Este es el momento. Después de pasar demasiado tiempo segregada, desgajada en organizaciones inmersas en guerras intestinas y comunicantes y vilipendiada por su capacidad para establecer algo de coherencia entre el instinto y su realidad inefable, la cultura sale no ya a manifestarse, sino a movilizar a un sector que, semana a semana, mes a mes, se funde a negro. De ahí que se declare una alerta roja a escala nacional, el color desde el que mejor se adaptan a la oscuridad nuestros ojos. También el primero en ser dominado y reproducido en diferentes tonalidades. Ayer en la cueva, hoy en la calle.

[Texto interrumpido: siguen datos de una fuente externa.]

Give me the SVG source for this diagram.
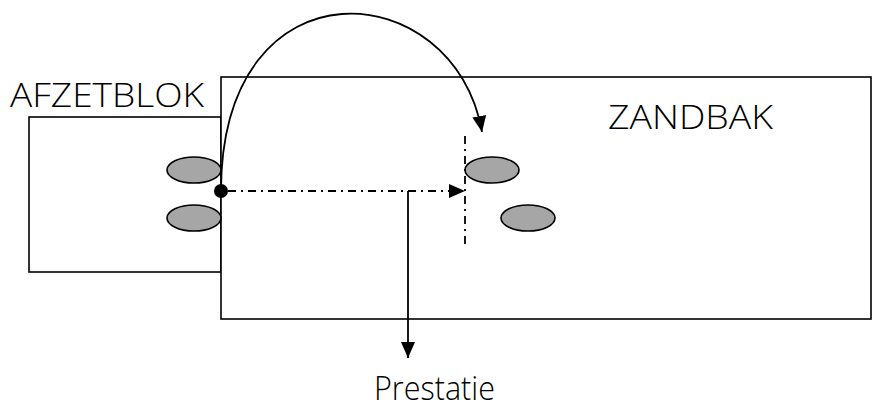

Porque aquí estamos hablando de vidas, pequeñas, casi invisibles, pero firmes en su convicción de ganarse el sueldo con lo que siempre fue una necesidad vital, incluso para el ministro Rodríguez Uribes —intercambiable con Wert o Méndez de Vigo—, que se ha limitado a parafrasear a Welles y su «primero va la vida y luego el cine, aunque la vida sin el cine y la cultura tiene poco sentido» para después enarbolar un pim, pam, fuego apuntando a la cabeza de mensajeros, técnicos de luces, ingenieros de sonido, el pianista, el runner y los del «merchan». Porque aquí la mierda nos salpica a todos, aunque se echen de menos caras conocidas.
Y no se trata de negar las contradicciones de un gremio habituado a vivir a menos uno y sin contrato, ni tampoco de ocultar una situación precaria que echa el cierre cuando el mundo gira a la velocidad impuesta por la muerte. No. Ha quedado demostrado con creces que es posible organizar conciertos, obras de teatro, proyectar películas, vender libros y recitar poesía sin rimar ni un sóla vez la palabra brote. Será porque la cultura es la única capaz de salvar a un pueblo, imponer el rojo sobre el horizonte negro, alzar la voz cuando el silencio duele. Mejor unidos.